I have heard of Sturgeon a lot since I was kid because my dad who isn't a fisherman by any means loved wildlife, and wanted to preserve it. However, I didn't know quite how big Sturgeon could grow to. To think that they could be over 6 feet in length and live for over 100 years is remarkable to me. Another thing is the fact that it has probably been around the Detroit river for years, and has had to survive the pollution that was in that river. When my parents were kids they say no one would swim in the Detroit River because of the pollution, but now it's hard to find a place to swim along Belle Isle because the river has been cleaned up over the years. This just shows how resilient Sturgeon are to stick around. What an interesting article.
As someone who basically has had fish and ponds my entire life this really saddens me. It always seems like humans try to stick our noses into places they dont need to be in. We overcorrect something that nature will correct on its own as it usually does with overpopulation issues. In all due time nature has its ways of maintaining balance and now we're stuck correcting a mistake that could have been entirely avoided.
I found this article to be super interesting.

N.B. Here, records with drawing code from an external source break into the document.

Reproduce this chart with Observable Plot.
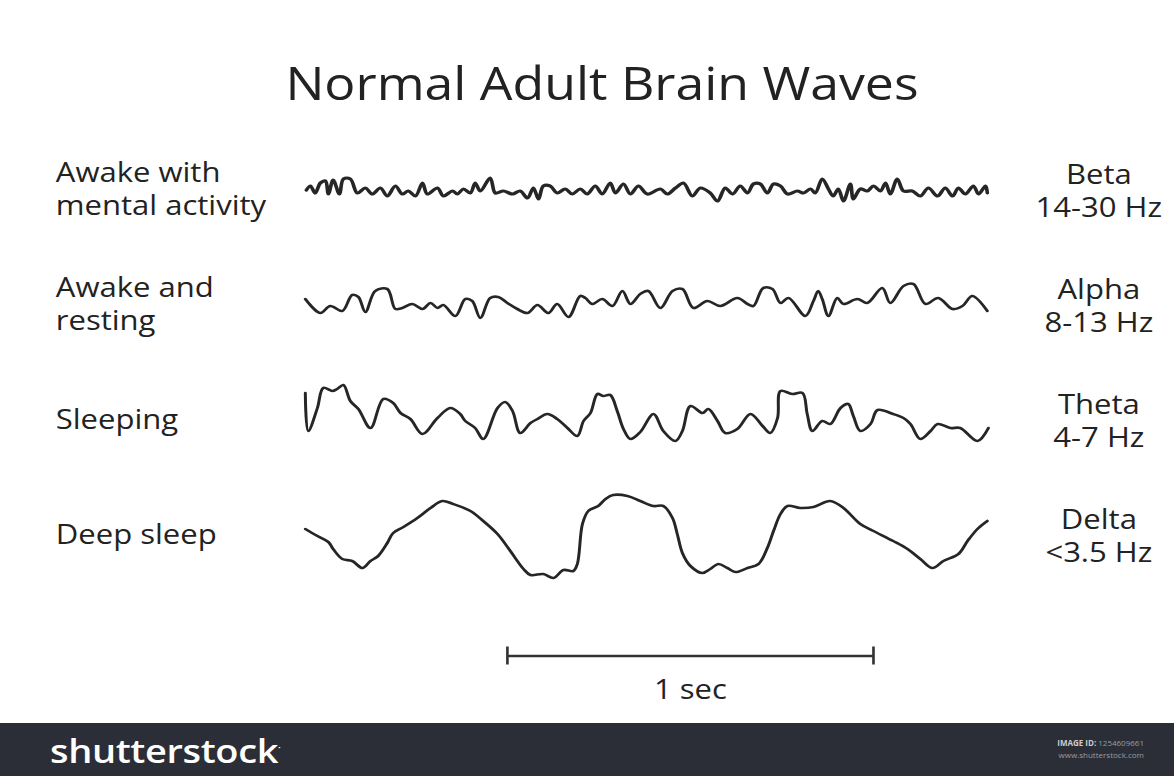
<!DOCTYPE html>
<html>
<head>
<meta charset="utf-8">
<script src="https://cdn.jsdelivr.net/npm/d3@7"></script>
<script src="https://cdn.jsdelivr.net/npm/@observablehq/plot@0.6"></script>
<style>
  html, body { margin: 0; padding: 0; background: #fff; width: 1174px; height: 776px; overflow: hidden; }
  #title { position: absolute; left: 602px; top: 60px; transform: translateX(-50%) scaleX(1.15); margin: 0;
           font: 400 45px/45px "Open Sans", sans-serif; color: #222; white-space: nowrap; }
  #chart { position: absolute; left: 0; top: 130px; transform: scaleX(1.15); transform-origin: 0 0; }
  #footer { position: absolute; left: 0; top: 723px; width: 1174px; height: 53px; background: #2b2e36; }
  #brand { position: absolute; left: 50px; top: 7px; font: 600 33px/36px "Open Sans", sans-serif; color: #fff;
           transform: scaleX(1.15); transform-origin: 0 0; letter-spacing: -0.3px; }
  #imgid { position: absolute; right: 30px; top: 14px; font: 400 8px/12px "Open Sans", sans-serif; color: #9a9ca3; text-align: right; }
</style>
</head>
<body>
<h1 id="title">Normal Adult Brain Waves</h1>
<div id="chart"></div>
<div id="footer"><div id="brand">shutterstock<sup style="font-size:9px">·</sup></div><div id="imgid"><b style="color:#ccc">IMAGE ID:</b> 1254609661<br>www.shutterstock.com</div></div>
<script>
// ---- Data (time in ms, amplitude in arbitrary units) ----
const waveKeys = ["Beta", "Alpha", "Theta", "Delta"];
const stateLabels = ["Awake with\nmental activity", "Awake and\nresting", "Sleeping", "Deep sleep"];
const bandLabels = ["Beta\n14-30 Hz", "Alpha\n8-13 Hz", "Theta\n4-7 Hz", "Delta\n<3.5 Hz"];

const betaPoints = [[3,-2],[14,2],[27,-5],[41,5],[55,7],[63,-6],[76,8],[93,-6],[104,9],[123,9],[142,-5],[164,0],[183,-6],[205,0],[224,-8],[246,2],[265,-6],[281,-3],[301,-8],[320,5],[333,-6],[361,0],[377,-8],[402,-3],[415,-6],[432,-1],[451,-5],[464,5],[478,-3],[505,10],[519,-5],[541,-3],[566,-6],[587,-3],[607,-10],[623,0],[637,-11],[650,2],[669,2],[688,-5],[710,-1],[729,-6],[751,-1],[770,-6],[792,2],[811,-6],[833,5],[847,-5],[869,4],[888,-6],[910,2],[934,-6],[970,-1],[989,-6],[1011,0],[1033,5],[1057,-8],[1079,0],[1106,-5],[1126,-13],[1147,0],[1167,-6],[1188,2],[1208,-5],[1224,4],[1243,4],[1262,-5],[1279,4],[1298,2],[1317,-6],[1344,-3],[1361,-5],[1380,-1],[1393,-5],[1412,9],[1429,-1],[1442,-8],[1456,-1],[1470,-13],[1489,4],[1497,-11],[1516,-1],[1535,-3],[1552,2],[1571,-3],[1585,5],[1598,-6],[1617,9],[1634,-3],[1658,-3],[1680,-8],[1702,0],[1727,-8],[1748,0],[1768,-8],[1784,0],[1803,-6],[1825,2],[1839,-6],[1858,2],[1863,-5]];

const alphaPoints = [[0,4],[41,-10],[68,-3],[101,-8],[128,8],[145,6],[164,-9],[191,12],[224,14],[246,-6],[265,-5],[292,-1],[320,-6],[342,0],[361,-5],[377,-2],[410,-13],[437,4],[456,2],[478,-15],[505,5],[527,6],[552,0],[579,-6],[607,-10],[634,-2],[664,-10],[688,-1],[719,-14],[751,7],[765,5],[784,-1],[811,4],[839,-3],[866,12],[888,-1],[915,9],[937,12],[970,-5],[1003,12],[1030,14],[1060,-5],[1098,2],[1134,-3],[1180,5],[1208,-1],[1224,-3],[1251,15],[1276,14],[1298,0],[1320,5],[1366,-13],[1388,2],[1401,12],[1412,4],[1429,-13],[1453,5],[1470,-1],[1508,4],[1535,0],[1576,15],[1598,0],[1634,17],[1661,19],[1694,-1],[1729,5],[1768,-6],[1795,-3],[1822,7],[1863,-8]];

const thetaPoints = [[0,25],[8,-13],[33,10],[49,30],[74,27],[87,29],[104,33],[123,17],[145,9],[178,-10],[213,19],[240,15],[260,5],[287,-1],[320,-16],[361,0],[396,10],[423,4],[437,-3],[464,-10],[486,-21],[525,10],[546,16],[566,7],[587,-15],[615,-5],[634,-1],[661,4],[688,-1],[716,-10],[743,-18],[760,-3],[779,5],[798,24],[814,22],[833,23],[852,7],[869,-11],[888,-21],[915,-14],[951,4],[978,-13],[1011,-23],[1030,-13],[1052,12],[1085,5],[1101,9],[1126,-3],[1147,-15],[1180,-11],[1216,4],[1249,-8],[1270,-15],[1290,0],[1298,27],[1330,24],[1358,25],[1371,4],[1385,-13],[1412,-3],[1434,-6],[1462,10],[1483,14],[1497,2],[1516,-13],[1544,-6],[1563,8],[1606,4],[1634,0],[1653,-6],[1680,-21],[1708,-13],[1727,-6],[1762,-10],[1789,-10],[1836,-23],[1866,-10]];

const deltaPoints = [[0,4],[33,-3],[63,-9],[76,-16],[101,-26],[128,-28],[156,-35],[178,-28],[199,-23],[224,-10],[240,0],[268,6],[306,15],[342,25],[374,32],[404,29],[451,22],[486,12],[525,-1],[560,-18],[596,-36],[615,-42],[650,-41],[678,-45],[705,-37],[732,-38],[743,-31],[757,9],[773,22],[800,27],[820,34],[841,38],[880,37],[915,32],[951,27],[978,27],[1003,15],[1016,-1],[1030,-20],[1052,-33],[1085,-40],[1106,-36],[1128,-31],[1153,-35],[1175,-39],[1208,-35],[1238,-31],[1262,-15],[1279,2],[1298,19],[1317,27],[1352,25],[1388,26],[1434,32],[1470,25],[1516,9],[1552,2],[1606,-8],[1645,-16],[1680,-26],[1713,-35],[1743,-28],[1784,-21],[1809,-8],[1836,4],[1863,12]];

const scaleBarTimes = [552, 1552];   // 1 second
const scaleBarLabel = "1 sec";
const traceDuration = 1866;

// ---- Build tables ----
const pointSets = [betaPoints, alphaPoints, thetaPoints, deltaPoints];
const traces = pointSets.flatMap((pts, i) => pts.map(([t, v]) => ({wave: waveKeys[i], t, v})));
const rows = waveKeys.map((k, i) => ({wave: k, state: stateLabels[i], band: bandLabels[i]}));
const scaleRow = [{wave: "scale", start: scaleBarTimes[0], end: scaleBarTimes[1], mid: (scaleBarTimes[0] + scaleBarTimes[1]) / 2, label: scaleBarLabel}];
const scaleTicks = scaleBarTimes.map(t => ({wave: "scale", t}));

const chart = Plot.plot({
  width: 1021,
  height: 590,
  marginLeft: 265,
  marginRight: 162,
  marginTop: 0,
  marginBottom: 15,
  style: {fontFamily: "'Open Sans', sans-serif", fontSize: "27px", color: "#222", background: "transparent", overflow: "visible"},
  x: {domain: [0, traceDuration], axis: null},
  y: {domain: [-57.5, 57.5], axis: null},
  fy: {domain: [...waveKeys, "scale"], axis: null, padding: 0},
  marks: [
    Plot.line(traces, {fy: "wave", x: "t", y: "v", curve: "catmull-rom", stroke: "#262626", strokeWidth: d => d.wave === "Beta" ? 3.2 : 2.6}),
    Plot.text(rows, {fy: "wave", text: "state", frameAnchor: "left", textAnchor: "start", dx: -217, lineHeight: 1.23, fill: "#222"}),
    Plot.text(rows, {fy: "wave", text: "band", frameAnchor: "right", textAnchor: "middle", dx: 96, dy: 2, lineHeight: 1.23, fill: "#222"}),
    Plot.ruleY(scaleRow, {fy: "wave", y: 0, x1: "start", x2: "end", dy: 8, stroke: "#333", strokeWidth: 2.5}),
    Plot.ruleX(scaleTicks, {fy: "wave", x: "t", y1: -9, y2: 9, dy: 8, stroke: "#333", strokeWidth: 2.3}),
    Plot.text(scaleRow, {fy: "wave", x: "mid", y: 0, text: "label", dy: 42, fill: "#222"})
  ]
});
document.getElementById("chart").appendChild(chart);
</script>
</body>
</html>
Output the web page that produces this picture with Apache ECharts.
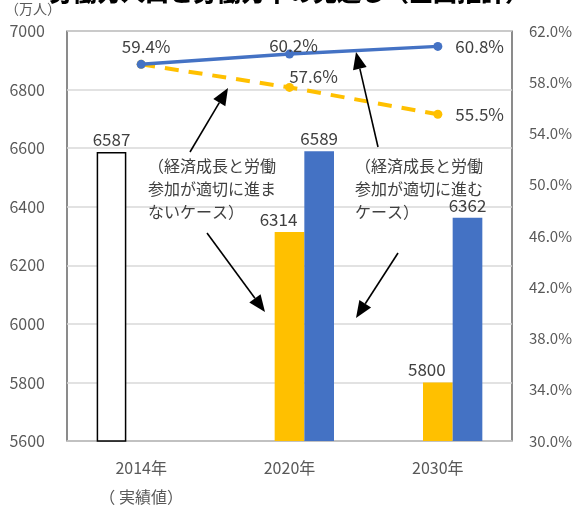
<!DOCTYPE html>
<html>
<head>
<meta charset="utf-8">
<script src="https://cdn.jsdelivr.net/npm/echarts@6/dist/echarts.min.js"></script>
<style>
  html, body { margin: 0; padding: 0; background: #fff; }
  #chart { width: 578px; height: 506px; }
</style>
</head>
<body>
<div id="chart"></div>
<script>
var years = ['2014年\n（ 実績値）', '2020年', '2030年'];
var actual = [6587, '-', '-'];
var workLow = ['-', 6314, 5800];   // 適切に進まないケース
var workHigh = ['-', 6589, 6362];  // 適切に進むケース
var rateLow = [59.4, 57.6, 55.5];
var rateHigh = [59.4, 60.2, 60.8];

var font = 'Noto Sans CJK JP';
var txt = '#404040';

function arrow(x1, y1, x2, y2){
    var dx = x2 - x1, dy = y2 - y1;
    var len = Math.sqrt(dx*dx + dy*dy);
    var ux = dx/len, uy = dy/len;
    var hl = 17, hw = 7;
    var bx = x2 - ux*hl, by = y2 - uy*hl;
    return [
        {type:'line', shape:{x1:x1, y1:y1, x2:bx, y2:by}, style:{stroke:'#000', lineWidth:1.6}, z:20},
        {type:'polygon', shape:{points:[[x2,y2],[bx - uy*hw, by + ux*hw],[bx + uy*hw, by - ux*hw]]}, style:{fill:'#000'}, z:20}
    ];
}

var chart = echarts.init(document.getElementById('chart'));
var graphics = [
    {type:'text', left:'center', top:-20, style:{text:'労働力人口と労働力率の見通し（全国推計）', font:'900 24px "' + font + '"', fill:'#000'}},
    {type:'text', left:5, top:2, style:{text:'（万人）', font:'14px "' + font + '"', fill:'#595959'}},
    {type:'text', left:148, top:154, style:{text:'（経済成長と労働\n参加が適切に進ま\nないケース）', font:'16px "' + font + '"', lineHeight:23, fill:txt}, z:20},
    {type:'text', left:355, top:154, style:{text:'（経済成長と労働\n参加が適切に進む\nケース）', font:'16px "' + font + '"', lineHeight:23, fill:txt}, z:20}
];
graphics = graphics.concat(arrow(190, 152, 228, 88), arrow(378, 147, 356, 52),
                           arrow(207, 233, 265, 312), arrow(398, 253, 356, 318));

chart.setOption({
    textStyle: {fontFamily: font},
    grid: {left:67, right:66, top:31, bottom:65, show:true, borderColor:'#404040', borderWidth:1.2, outerBoundsMode:'none', containLabel:false},
    xAxis: {
        type:'category',
        data: years,
        axisTick:{show:false},
        axisLine:{lineStyle:{color:'#bfbfbf', width:1.5}},
        axisLabel:{interval:0, margin:12, fontSize:16, lineHeight:29, color:'#595959'}
    },
    yAxis: [
        {
            type:'value', min:5600, max:7000, interval:200,
            axisLabel:{fontSize:16, color:'#595959', margin:22, formatter:function(v){ return String(v); }},
            splitLine:{lineStyle:{color:'#d9d9d9', width:1.5}}
        },
        {
            type:'value', min:30, max:62, interval:4,
            axisLabel:{fontSize:15, color:'#595959', margin:17, formatter:function(v){ return v.toFixed(1) + '%'; }},
            splitLine:{show:false}
        }
    ],
    graphic: graphics,
    series: [
        {
            type:'bar', data: actual, barGap:0, barCategoryGap:'40%',
            itemStyle:{color:'#fff', borderColor:'#000', borderWidth:1.5},
            label:{show:true, position:'top', fontSize:17, color:txt, distance:4}
        },
        {
            type:'bar', data: workLow,
            itemStyle:{color:'#FFC000'},
            label:{show:true, position:'top', fontSize:17, color:txt, distance:4, offset:[-11,0]}
        },
        {
            type:'bar', data: workHigh,
            itemStyle:{color:'#4472C4'},
            label:{show:true, position:'top', fontSize:17, color:txt, distance:4}
        },
        {
            type:'line', yAxisIndex:1,
            symbol:'circle', symbolSize:9, z:5,
            lineStyle:{color:'#FFC000', width:4, type:[14,10]},
            itemStyle:{color:'#FFC000'},
            label:{show:true, fontSize:17, color:txt, position:'right', offset:[8,0],
                formatter:function(p){ return p.dataIndex === 0 ? '' : p.value.toFixed(1) + '%'; }},
            data: rateLow.map(function(v, i){
                if (i === 1) return {value:v, label:{position:'top', offset:[24,7]}};
                return v;
            })
        },
        {
            type:'line', yAxisIndex:1,
            symbol:'circle', symbolSize:9, z:6,
            lineStyle:{color:'#4472C4', width:3.5},
            itemStyle:{color:'#4472C4'},
            label:{show:true, fontSize:17, color:txt, formatter:function(p){ return p.value.toFixed(1) + '%'; }},
            data: rateHigh.map(function(v, i){
                if (i === 0) return {value:v, label:{position:'top', offset:[5,0]}};
                if (i === 1) return {value:v, label:{position:'top', offset:[4,9]}};
                return {value:v, label:{position:'right', offset:[8,0]}};
            })
        }
    ]
});
</script>
</body>
</html>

I think preserving water the the life that lives in it is a very important. Also, i think the fact that a fish can live that long is amazing. Hopefully in the future we can find ways to make more animals live a long life.
This article was very intriguing to me because I love to go fishing. I use it as a relaxing recreational activity to just ultimately enjoy the day with. To just sit back, relax, and catch a few fish. I agree with Tommy here that we should be taking more precautions when it comes to Michigan's policies on our lakes and aquatic life. Seeing a fish of this size be caught was surprising to me. Sturgeon are rare and hard to catch as it is, and to see one that has lived this long is remarkable. It makes me want to see more like this outlier of a fish but, with the over fishing and pollution that is caused by humans it is hard for this to happen. So this is why that it is so important that more strict policies are put in place to stop overfishing and pollution in its tracks so that fish like this can live in safe environments and grow.